***** Data lines

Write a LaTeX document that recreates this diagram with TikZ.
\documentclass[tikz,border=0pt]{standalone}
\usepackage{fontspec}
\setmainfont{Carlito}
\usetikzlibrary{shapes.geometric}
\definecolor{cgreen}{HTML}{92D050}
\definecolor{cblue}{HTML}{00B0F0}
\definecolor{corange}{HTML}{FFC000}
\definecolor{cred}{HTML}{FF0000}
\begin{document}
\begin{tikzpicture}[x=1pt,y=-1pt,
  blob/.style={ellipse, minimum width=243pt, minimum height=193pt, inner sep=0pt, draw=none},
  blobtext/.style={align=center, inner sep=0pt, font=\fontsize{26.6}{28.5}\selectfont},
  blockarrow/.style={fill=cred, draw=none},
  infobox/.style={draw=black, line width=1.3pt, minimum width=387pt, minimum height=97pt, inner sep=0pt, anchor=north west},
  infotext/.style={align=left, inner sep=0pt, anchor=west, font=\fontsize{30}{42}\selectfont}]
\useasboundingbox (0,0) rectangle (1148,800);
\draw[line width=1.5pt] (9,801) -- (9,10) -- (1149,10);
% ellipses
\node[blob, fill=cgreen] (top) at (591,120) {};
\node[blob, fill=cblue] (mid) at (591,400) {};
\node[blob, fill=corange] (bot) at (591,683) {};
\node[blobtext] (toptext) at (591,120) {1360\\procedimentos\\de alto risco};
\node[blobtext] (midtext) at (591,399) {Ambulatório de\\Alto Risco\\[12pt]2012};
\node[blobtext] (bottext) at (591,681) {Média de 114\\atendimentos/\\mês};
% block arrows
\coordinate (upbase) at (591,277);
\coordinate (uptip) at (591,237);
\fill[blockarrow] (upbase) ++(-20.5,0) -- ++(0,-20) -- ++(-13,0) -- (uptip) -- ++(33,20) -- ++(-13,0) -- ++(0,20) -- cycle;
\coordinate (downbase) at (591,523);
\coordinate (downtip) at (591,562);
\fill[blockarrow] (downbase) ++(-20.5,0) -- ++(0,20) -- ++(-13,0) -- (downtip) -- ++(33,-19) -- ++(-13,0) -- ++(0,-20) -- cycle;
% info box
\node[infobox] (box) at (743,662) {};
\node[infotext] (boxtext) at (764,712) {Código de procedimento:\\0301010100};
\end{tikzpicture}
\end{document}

**********

Copy every line of the material, please, keeping it exactly the same.

Write a LaTeX document that recreates this diagram with TikZ.
\documentclass[tikz,border=0pt]{standalone}
\usepackage{fontspec}
\setmainfont{Carlito}
\usetikzlibrary{shapes.geometric}
\definecolor{cgreen}{HTML}{92D050}
\definecolor{cblue}{HTML}{00B0F0}
\definecolor{corange}{HTML}{FFC000}
\definecolor{cred}{HTML}{FF0000}
\begin{document}
\begin{tikzpicture}[x=1pt,y=-1pt,
  blob/.style={ellipse, minimum width=243pt, minimum height=193pt, inner sep=0pt, draw=none},
  blobtext/.style={align=center, inner sep=0pt, font=\fontsize{26.6}{28.5}\selectfont},
  blockarrow/.style={fill=cred, draw=none},
  infobox/.style={draw=black, line width=1.3pt, minimum width=387pt, minimum height=97pt, inner sep=0pt, anchor=north west},
  infotext/.style={align=left, inner sep=0pt, anchor=west, font=\fontsize{30}{42}\selectfont}]
\useasboundingbox (0,0) rectangle (1148,800);
\draw[line width=1.5pt] (9,801) -- (9,10) -- (1149,10);
% ellipses
\node[blob, fill=cgreen] (top) at (591,120) {};
\node[blob, fill=cblue] (mid) at (591,400) {};
\node[blob, fill=corange] (bot) at (591,683) {};
\node[blobtext] (toptext) at (591,120) {1360\\procedimentos\\de alto risco};
\node[blobtext] (midtext) at (591,399) {Ambulatório de\\Alto Risco\\[12pt]2012};
\node[blobtext] (bottext) at (591,681) {Média de 114\\atendimentos/\\mês};
% block arrows
\coordinate (upbase) at (591,277);
\coordinate (uptip) at (591,237);
\fill[blockarrow] (upbase) ++(-20.5,0) -- ++(0,-20) -- ++(-13,0) -- (uptip) -- ++(33,20) -- ++(-13,0) -- ++(0,20) -- cycle;
\coordinate (downbase) at (591,523);
\coordinate (downtip) at (591,562);
\fill[blockarrow] (downbase) ++(-20.5,0) -- ++(0,20) -- ++(-13,0) -- (downtip) -- ++(33,-19) -- ++(-13,0) -- ++(0,-20) -- cycle;
% info box
\node[infobox] (box) at (743,662) {};
\node[infotext] (boxtext) at (764,712) {Código de procedimento:\\0301010100};
\end{tikzpicture}
\end{document}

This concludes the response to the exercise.